Transparansi Blockchain: Antara Kebebasan dan Pengawasan
JAKARTA - Blockchain, teknologi yang menjadi dasar dari kripto dan Web3, sering dipuji karena memberikan transparansi dan desentralisasi. Namun, apakah transparansi itu selalu menguntungkan pengguna? Atau malah menjadi alat pengawasan yang baru?
Transparansi blockchain berarti semua transaksi dan data yang terjadi di jaringan blockchain dapat dilihat oleh siapa saja. Ini sebenarnya bukan fitur yang esensial untuk menjaga keamanan dan validitas transaksi on-chain. Ini lebih merupakan kelemahan yang diakibatkan oleh desain blockchain yang bersifat publik dan tidak dapat diubah.
Transparansi ini memaksa pengguna Web3, yaitu pengguna yang mengakses internet melalui protokol terdesentralisasi, untuk mengekspos data keuangan paling sensitif mereka kepada publik. Data ini mencakup jumlah, jenis, dan waktu transaksi, aset yang dimiliki, alamat dompet, dan lain-lain.
Data ini tentu sangat berharga bagi pihak-pihak yang ingin memanfaatkannya untuk berbagai tujuan, baik legal maupun ilegal. Misalnya, pemasar, penjual, regulator, penegak hukum, peretas, pencuri, dan lain-lain.
Beberapa alat pemasaran blockchain telah muncul dalam beberapa tahun terakhir, yang memungkinkan pihak-pihak tersebut untuk menggunakan data on-chain yang mengalir secara bebas untuk mendapatkan wawasan tentang perilaku, preferensi, dan tren pengguna Web3. Alat-alat ini juga dapat digunakan untuk membuat profil pengguna, menargetkan iklan, menawarkan produk atau layanan, dan lain-lain.
Dengan kata lain, transparansi blockchain membuka pintu bagi praktik profil dan pengawasan yang biasa terjadi di Web2, yaitu internet yang didominasi oleh perusahaan-perusahaan raksasa seperti Google, Facebook, dan Amazon. Hanya saja, kali ini, bukan hanya data perilaku yang dianalisis, tetapi juga data keuangan paling sensitif.
Baca juga:
Web3 tidak akan pernah menjadi mainstream kecuali kita berhasil menyelesaikan masalah transparansi ini. Pengguna tidak akan mau beralih ke Web3 jika mereka merasa privasi dan keamanan mereka terancam. Mereka juga tidak akan mau menggunakan Web3 jika mereka merasa tidak memiliki kendali atas data mereka sendiri.
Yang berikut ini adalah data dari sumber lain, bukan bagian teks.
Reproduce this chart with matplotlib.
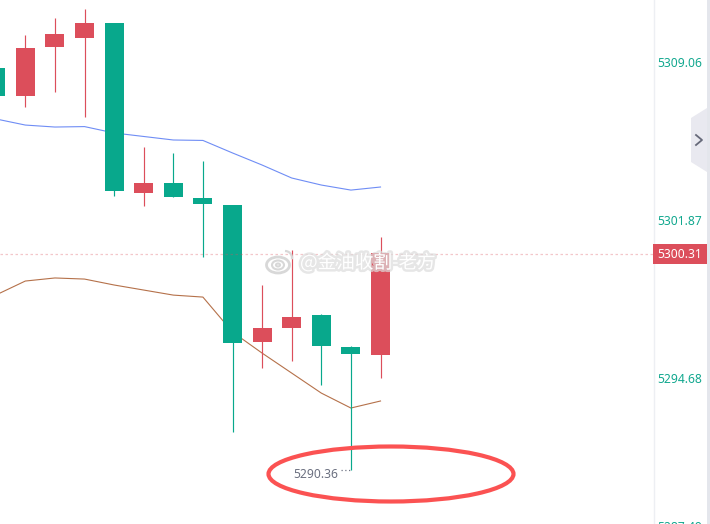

Blockchain dan Web3 seharusnya menjadi pelarian dari kekuasaan terpusat, bukan menjadi alat pengawasan baru. Mereka seharusnya memberikan kebebasan dan otonomi kepada pengguna, bukan membuat mereka terpapar dan rentan.
Untuk itu, kita perlu mencari solusi yang dapat menyeimbangkan antara transparansi dan privasi, antara kebebasan dan pengawasan, antara desentralisasi dan regulasi. Solusi ini harus memungkinkan pengguna untuk memilih data apa yang ingin mereka bagikan, kapan, dan dengan siapa.
Sebagaimana dilansir dari Blockworks, salah satu solusi yang mungkin adalah menggunakan teknologi enkripsi dan zero-knowledge proof, yang dapat membuktikan suatu fakta tanpa mengungkapkan detailnya. Teknologi ini dapat digunakan untuk memverifikasi identitas, kepemilikan, atau transaksi tanpa harus mengekspos data pribadi.
Teknologi ini juga dapat digunakan untuk memenuhi persyaratan regulasi dan verifikasi, yang semakin penting seiring dengan pertumbuhan industri kripto dan Web3. Banyak negara yang telah mengeluarkan aturan-aturan untuk mengatur sektor ini, seperti KYC (Know Your Customer), AML (Anti-Money Laundering), dan CFT (Combating the Financing of Terrorism).
Dengan teknologi enkripsi dan zero-knowledge proof, pengguna dapat mematuhi aturan-aturan tersebut tanpa harus mengorbankan privasi dan keamanan mereka. Mereka juga dapat memanfaatkan data on-chain mereka untuk tujuan lain, seperti mengakses layanan keuangan, mendapatkan kredit, atau berpartisipasi dalam komunitas.